Sunday, October 9, 2011

Hate Crimes

Evenings like tonight's are difficult. Ever since shortly before dinner something has wanted writing, has been pushing to come out, distracting all other thoughts all night long. Yet, every time I pick up a keyboard, the fingers refuse to type. It's like a sneeze that is right there, a big, deep inhale and then... nothing. Another sharp inhale, and... nothing. Again, another inhale, and... again, nothing. That's what it's been like all evening and my brain is revolting and demanding "OK already. Either spit it out or get over it and let's move on."

It all started when I was thinking about Kūkai and Dōgen today. As much as I love Dōgen, I have to say that I admire Kūkai just a little bit more. I enjoy Dōgen's teachings more, but as people, as seekers of the truth, Kūkai has always stood apart for me.

When Dōgen realized he didn't have the answers that would satisfy his thirst, he packed up and went to China in search of teachers; he went in search of other people who could impart their knowledge. When Kūkai found himself in that position, he left his teachers and headed to the mountains and beaches of a sparsely inhabited island. Kūkai seemed to understand that the answers he sought weren't to be found in words. Kūkai seemed to understand that he would find what he was looking for by giving up the usual, superficial approach, putting himself in a position where worldly distractions were minimized, and opening himself so that the answers could find him.

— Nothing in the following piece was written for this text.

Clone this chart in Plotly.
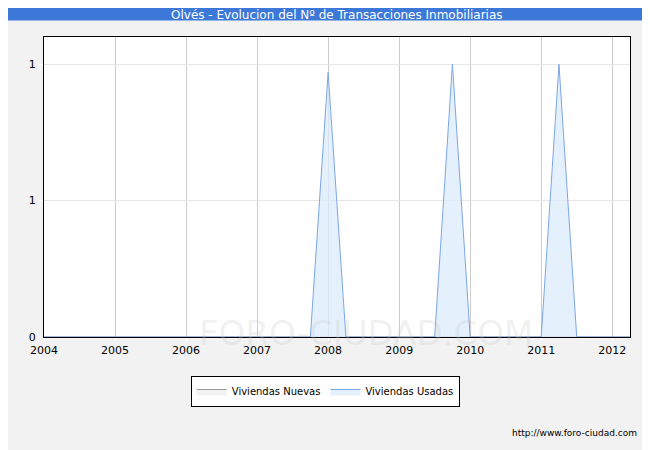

Put another way, Dōgen seemed to go to China to find out who he was. Kūkai went to Shikoku to find out who he was not. A man crossed the Inland Sea by boat, but no one got off the boat, no one wandered the island, meditating on mountain peaks and beaches, until no one had the strength to walk on his own, even though Kūkai was always right there with him.

How is it that by subtracting one from one you come up with infinity? How is it that by spending forty days and nights in the desert you come to see that you were never alone? How is it that by doubting knowledge you see the truth? How is it that only by letting go of the limited individual "you," you awaken to the limitless potential of who you really are?

How did Kūkai come to see this so clearly while most of us fight it so ardently? And that's where my fingers run out of words. There's more to this story and that's what's not coming out.

I hate nights like this.

2 comments:

Edward J. Taylor said...

Really enjoyed this post Lao. I feel that this return to the US for me has been about negation. During my 15 years in Japan, I carried a mental grocery list of things I felt I needed to return here to do, in order to be more complete or something. During the previous year and a half, they've been dropping away one by one.
"Oz never did give nothing to the Tin Man..."

Lao Bendan said...

"felt i needed to...do, in order to be more complete or something."

Ha, ha... Been there, done that. Or should i say, been there, doing that. :-)

The only thing I would quibble with is your choice of the word "negation." If we're talking about "the search," then IMO that is a backwards way of looking at it.

Looked at from the viewpoint of negation, you are starting from the assumption that the small "you" is the reality and you need to get rid of something to be complete.

Instead, I look at it as a process of expansion, allowing myself to expand out from that small not very significant center that I usually identify with into the vastness of all, the infinite oneness that I really am, that we really are, which is the real reality.

In the context of this post, you could say that Dogen's trip to China began as a process of negation, although later he understood and taught expansion. Kukai's trip to Shikoku was 100% expansion, an opening to what is. By simply giving up his fixation on what is not, he allowed himself to expand into his true self.

In any case, thanks for the kind words.